Folha - O regime brasileiro sabia da existência do Clamor?
Lima -
Encontrei registros de agentes do Dops acompanhando mobilizações do Clamor, mas era mais aquela coisa ridícula, no final da ditadura, de agentes que queriam mostrar serviço. Preferi nem colocar no livro. O detalhe foi o tempo: no Brasil, a ditadura começava sua transição para o fim. Nos países vizinhos, a noite do terror estava no meio. O Clamor surgiu no momento certo.
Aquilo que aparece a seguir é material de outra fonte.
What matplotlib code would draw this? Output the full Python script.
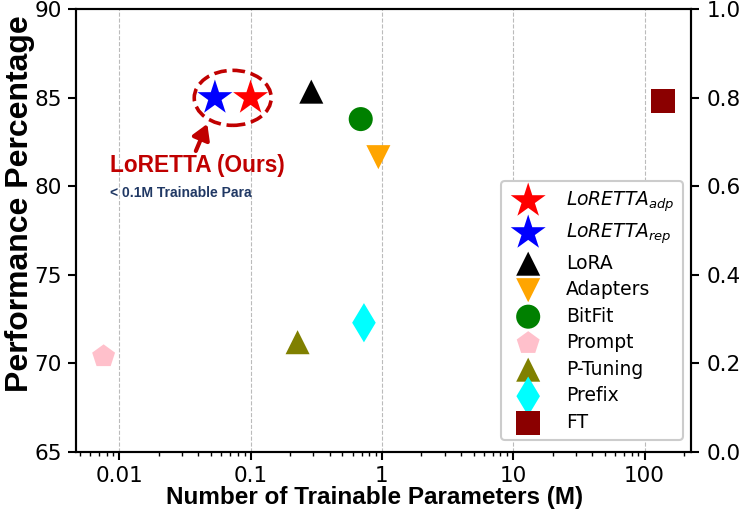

Folha - A importância da Cúria na resistência foi crucial?
Lima -
A Cúria foi o coração da resistência civil contra a ditadura. Dom Paulo tinha uma sabedoria impressionante, estimulava a formação de quadros e delegava poderes às pessoas certas. O Clamor foi o primeiro grupo de direitos humanos da América do Sul a fazer a listagem oficial de desaparecidos na Argentina.

Folha - As crianças desaparecidas marcaram a trajetória do Clamor?
Lima -
Há um caso muito triste, que é o de Mariana Zaffaroni. Ela foi sequestrada em 1976, junto com os pais, quando tinha três meses, e foi encontrada quando já era uma pré-adolescente. Foi criada por um integrante da repressão Argentina e ganhou um novo nome. Mariana recusou-se a usar seu nome real e encontrar a avó. Afirmava que ela era uma "bruxa louca", como os militares diziam.